The experiments showed that the resulting performance was insufficient, although the server with the application was loaded 100% (the weakest link was the code of the application). So, let’s parallelise it. We’re adding two new elements:
- Load Balancer;
- Sessions Server.
We found out that our application couldn’t handle the designated load; therefore, the load should be distributed among several servers.
As the load balancer can make another server with a high bandwidth and set up a special software (haproxy, nginx, DNS), but since we work in the Amazon infrastructure we’ll use its existing service ELB (Elastic load balancer). It is very easy to set up and has good performance. The first step is to clone the existing machine with the application for the subsequent addition of a couple of machines to the balancer. The cloning is carried out by means of Amazon AMI. ELB automatically monitors the status of the machines added to the server list, if we implement a simple ping resource that will give 200-value responses to requests.
So, let’s configure the load balancer to work with the two existing application servers and adjust the DNS to work through the load balancer.

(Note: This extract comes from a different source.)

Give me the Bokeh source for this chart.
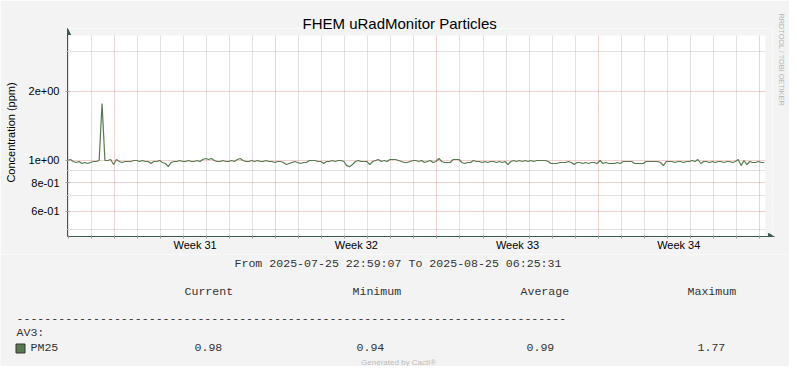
import pandas as pd
from bokeh.plotting import figure
from bokeh.layouts import column, row
from bokeh.models import Range1d, FixedTicker, Title, Arrow, NormalHead, BoxAnnotation
from bokeh.core.properties import value
from bokeh.embed import file_html
from bokeh.resources import INLINE

# ---------------- data ----------------
title_text = "FHEM uRadMonitor Particles"
y_label = "Concentration (ppm)"
start_time = "2025-07-25 22:59:07"
end_time = "2025-08-25 06:25:31"
sample_step = "3h"

pm25 = [
    1.00, 1.01, 0.99, 0.98, 0.99, 0.97, 0.98, 0.97, 0.98, 0.99,
    0.99, 1.00, 1.77, 1.00, 1.00, 1.01, 0.96, 1.01, 0.99, 0.98,
    0.99, 0.99, 0.99, 1.00, 1.00, 0.99, 1.00, 0.99, 0.99, 0.97,
    0.99, 0.99, 1.00, 0.98, 0.97, 0.94, 0.98, 0.99, 0.99, 1.00,
    0.99, 0.99, 1.00, 0.99, 0.99, 1.00, 0.99, 1.01, 1.02, 1.01,
    1.02, 1.00, 0.99, 0.99, 1.00, 0.99, 0.99, 1.00, 0.99, 1.01,
    1.02, 1.00, 0.99, 0.99, 1.00, 0.99, 1.00, 0.99, 0.99, 1.00,
    0.99, 0.99, 0.98, 0.99, 0.99, 0.98, 0.96, 0.97, 0.98, 0.99,
    0.98, 0.97, 0.98, 0.98, 1.00, 1.00, 1.00, 0.99, 0.99, 0.97,
    0.99, 0.99, 1.00, 0.99, 1.00, 1.00, 0.99, 0.95, 0.94, 0.96,
    0.99, 1.00, 0.99, 0.99, 0.99, 0.96, 0.99, 1.00, 1.01, 0.99,
    1.00, 0.99, 1.01, 1.01, 1.01, 1.00, 0.99, 0.98, 0.98, 0.99,
    1.00, 1.00, 0.99, 1.00, 0.98, 0.99, 1.00, 0.98, 0.99, 1.02,
    0.99, 0.98, 0.98, 0.98, 1.01, 1.01, 1.01, 0.98, 0.97, 0.98,
    0.98, 1.00, 0.99, 0.99, 0.98, 0.99, 0.98, 0.99, 0.99, 0.98,
    0.99, 0.98, 0.99, 0.96, 0.99, 1.00, 0.99, 1.00, 0.99, 1.00,
    0.99, 1.00, 0.99, 1.00, 1.00, 1.00, 1.00, 0.99, 0.97, 0.97,
    0.97, 0.98, 0.98, 0.98, 0.99, 0.98, 0.96, 0.98, 0.98, 0.97,
    0.98, 0.97, 0.98, 0.98, 0.97, 1.00, 0.97, 0.98, 0.97, 0.97,
    0.97, 0.98, 0.97, 0.99, 0.99, 0.99, 0.99, 0.97, 0.97, 0.97,
    0.97, 0.99, 0.99, 0.99, 0.99, 0.99, 0.98, 0.95, 0.99, 0.99,
    0.99, 0.98, 0.99, 0.99, 0.98, 0.99, 0.99, 1.00, 0.99, 1.01,
    0.97, 0.99, 0.99, 0.98, 0.99, 0.98, 0.99, 0.99, 0.98, 0.99,
    0.99, 0.98, 0.99, 1.01, 0.95, 1.00, 0.96, 0.99, 0.98, 0.98,
    0.99, 0.98, 0.98,
]

week_labels = ["Week 31", "Week 32", "Week 33", "Week 34"]
week_starts = ["2025-07-28", "2025-08-04", "2025-08-11", "2025-08-18", "2025-08-25"]
first_day, last_day = "2025-07-26", "2025-08-25"

y_major = [0.6, 0.8, 1.0, 2.0]
y_major_labels = ["6e-01", "8e-01", "1e+00", "2e+00"]
y_minor = [0.5, 0.7, 0.9, 3.0]
y_limits = [0.466, 3.51]

series_group = "AV3:"
series_name = "PM25"
stat_names = ["Current", "Minimum", "Average", "Maximum"]
stat_values = ["0.98", "0.94", "0.99", "1.77"]
period_text = "From 2025-07-25 22:59:07 To 2025-08-25 06:25:31"
footer_text = "Generated by Cacti\u00ae"
side_text = "RRDTOOL / TOBI OETIKER"

# ---------------- helpers ----------------
def ms(s):
    return int(pd.Timestamp(s).value // 10**6)

DAY = 86400000
times = pd.date_range(start_time, periods=len(pm25), freq=sample_step)
week_ms = [ms(w) for w in week_starts]
mid_week_ms = [w + int(3.5 * DAY) for w in week_ms[:-1]]
day_ms = [ms(d) for d in pd.date_range(first_day, last_day, freq="D")]
day_minor_grid = [d for d in day_ms if d not in week_ms]

BG = "#f3f3f3"
AXIS_C = "#3b5b4e"
LINE_C = "#587a50"
MAJ_GRID = "#e07a7a"
MIN_GRID = "#bdbdbd"
SANS = "Liberation Sans"
MONO = "Liberation Mono"

# plot area is 700 x 201 px; the frame is extended by a few px (arrow room)
PLOT_W, PLOT_H, ARROW_PAD_X, ARROW_PAD_Y = 700, 201, 7, 7
t0, t1 = ms(start_time), ms(end_time)
x_end_padded = t1 + (t1 - t0) * ARROW_PAD_X / PLOT_W
y_top_padded = y_limits[1] * (y_limits[1] / y_limits[0]) ** (ARROW_PAD_Y / PLOT_H)

TOP_H = 254
# ---------------- main chart ----------------
p = figure(width=789, height=TOP_H, x_axis_type="datetime", y_axis_type="log",
           x_range=Range1d(t0, x_end_padded),
           y_range=Range1d(y_limits[0], y_top_padded),
           output_backend="svg", toolbar_location=None,
           min_border_left=67, min_border_right=15, min_border_top=28,
           min_border_bottom=18,
           background_fill_color="#ffffff", border_fill_color=BG,
           outline_line_color=None)

def set_or(model, attr, wanted, fallback):
    try:
        setattr(model, attr, wanted)
    except Exception:
        setattr(model, attr, fallback)

ttl = Title(text=title_text, align="left", offset=235,
            text_font=SANS, text_font_size="15px", text_font_style="normal",
            text_color="#000000")
set_or(ttl, "standoff", -6, 0)
p.title = ttl

credit = Title(text=side_text, align="left", vertical_align="middle", standoff=6,
               text_font=SANS, text_font_size="7.3px", text_font_style="normal",
               text_color="#b5b5b5")
set_or(credit, "offset", -15, 0)
p.add_layout(credit, "right")

xa = p.xaxis[0]
xa.ticker = FixedTicker(ticks=mid_week_ms, minor_ticks=day_ms)
xa.major_label_overrides = {t: lab for t, lab in zip(mid_week_ms, week_labels)}
xa.major_tick_out = 0
xa.major_tick_in = 0
xa.minor_tick_out = 2
xa.minor_tick_in = 1
xa.minor_tick_line_color = "#999999"
xa.major_label_standoff = 0
xa.major_label_text_font = SANS
xa.major_label_text_font_size = "11px"
xa.major_label_text_color = "#000000"
xa.axis_line_color = AXIS_C

ya = p.yaxis[0]
ya.ticker = FixedTicker(ticks=y_major, minor_ticks=y_minor)
ya.major_label_overrides = {t: lab for t, lab in zip(y_major, y_major_labels)}
ya.major_tick_out = 2
ya.major_tick_in = 2
ya.minor_tick_out = 1
ya.minor_tick_in = 1
ya.major_tick_line_color = "#999999"
ya.minor_tick_line_color = "#bbbbbb"
ya.major_label_standoff = 6
ya.major_label_text_font = SANS
ya.major_label_text_font_size = "11px"
ya.major_label_text_color = "#000000"
ya.axis_label = y_label
ya.axis_label_text_font = SANS
ya.axis_label_text_font_size = "11px"
ya.axis_label_text_font_style = "normal"
ya.axis_label_text_color = "#000000"
ya.axis_label_standoff = 9
ya.axis_line_color = AXIS_C

for g, major, minor in ((p.xgrid, week_ms, day_minor_grid),
                        (p.ygrid, y_major, y_minor)):
    g.ticker = FixedTicker(ticks=major, minor_ticks=minor)
    g.grid_line_color = MAJ_GRID
    g.grid_line_alpha = 0.7
    g.grid_line_dash = "1 1"
    g.minor_grid_line_color = MIN_GRID
    g.minor_grid_line_alpha = 0.9
    g.minor_grid_line_dash = "1 1"

# canvas-coloured strips outside the plot area (room for the axis arrows)
p.add_layout(BoxAnnotation(bottom=y_limits[1], fill_color=BG, fill_alpha=1.0,
                           line_color=None, level="underlay"))
p.add_layout(BoxAnnotation(left=t1, fill_color=BG, fill_alpha=1.0,
                           line_color=None, level="underlay"))

p.line(times, pm25, line_color=LINE_C, line_width=1.2)

p.add_layout(Arrow(end=NormalHead(size=6, fill_color=AXIS_C, line_color=AXIS_C, line_width=1),
                   x_start=0, y_start=PLOT_H, x_end=0, y_end=PLOT_H + ARROW_PAD_Y,
                   start_units="screen", end_units="screen",
                   line_color=AXIS_C, line_width=1))
p.add_layout(Arrow(end=NormalHead(size=6, fill_color=AXIS_C, line_color=AXIS_C, line_width=1),
                   x_start=PLOT_W, y_start=0, x_end=PLOT_W + ARROW_PAD_X, y_end=0,
                   start_units="screen", end_units="screen",
                   line_color=AXIS_C, line_width=1))

# ---------------- legend block (x: page px, y: px above page bottom) ----------------
LEG_H = 112
leg = figure(width=789, height=LEG_H, x_range=Range1d(0, 789), y_range=Range1d(0, LEG_H),
             output_backend="svg", toolbar_location=None,
             x_axis_location=None, y_axis_location=None,
             min_border=0, min_border_left=0, min_border_right=0,
             min_border_top=0, min_border_bottom=0,
             background_fill_color=BG, border_fill_color=BG, outline_line_color=None)
leg.grid.visible = False

col_x_head = [184, 352, 520, 687]
col_x_vals = [194, 356, 526, 697]
txt = [period_text] + stat_names + ["-" * 79, series_group, series_name] + stat_values
tx = [234] + col_x_head + [16, 16, 30] + col_x_vals
ty = [103] + [75] * 4 + [48, 34, 19] + [19] * 4
leg.text(x=tx, y=ty, text=txt, text_font=value(MONO), text_font_size="11.6px",
         text_color="#333333", text_align="left", text_baseline="middle")
leg.scatter(x=[20], y=[18], marker="square", size=9, fill_color=LINE_C,
            line_color="#333333", line_width=1)
leg.text(x=[398], y=[4], text=[footer_text], text_font=value(SANS),
         text_font_size="8px", text_color="#bbbbbb", text_align="center",
         text_baseline="middle")

layout = column(row(p), leg, spacing=0)

open("out.html", "w").write(file_html(layout, INLINE))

Sessions replication. This point may be skipped if we don’t assign any extra work to the http session in the application, or if we implement a simple REST service. Otherwise, we need all the applications involved in balancing to have access to the shared storage sessions. To store the sessions, we launch another large instance and configure it to a ram memcached repository. We assign the replication sessions to the tomkatu model: memcached-session-manager /5/
Now the system is as follows (the statics server is omitted to simplify the diagram):
Fig. 2 Clustered Application
The results of the application clustering are:
-
Improved reliability of the system. Even in the case of the failure of one of the application servers, the load balancer excludes it from the server list and the system continues to function;
-
To increase the performance of the system we simply need to add another computational node to the application;
-
By adding supplementary nodes, we managed to achieve a peak performance of 70,000 requests per minute.
As the number of application servers increases, so does the load on the database. In the course of time, the database won’t be able to withstand the load. Therefore, it’s necessary to reduce the load on the database.
Step 4: Database OptimisationWe again conduct load testing with Apache Jmeter and this time we find out that the performance of the database is poor. To optimise the database we employed two approaches: data caching queries and database replication for read requests.
Caching. The basic idea of ??caching is that the data, which is most often requested, is saved in RAM. So when the queries are repeated, the first step is to check whether the requested data is cached. In case the data is not in cache, the queries should be forwarded to the database, followed by saving the query results in cache. An additional server with configured memcached and sufficient RAM was deployed for caching.
Database replication. The specific character of the application involves more data reading than record. So, let’s clusterise the database for reading. Here we use the replication database. Replication in MongoDB is organised as follows: the database servers are divided into Masters and Slaves. The direct recording of data is allowed only on the master; after the recording, the data is synced on the slave. The reading is allowed on both – masters and slaves.
Fig. 3 Clustered Database
Result
After the division of the application into functional modules and clustering of the bottlenecks we have achieved productivity of 200K requests per minute.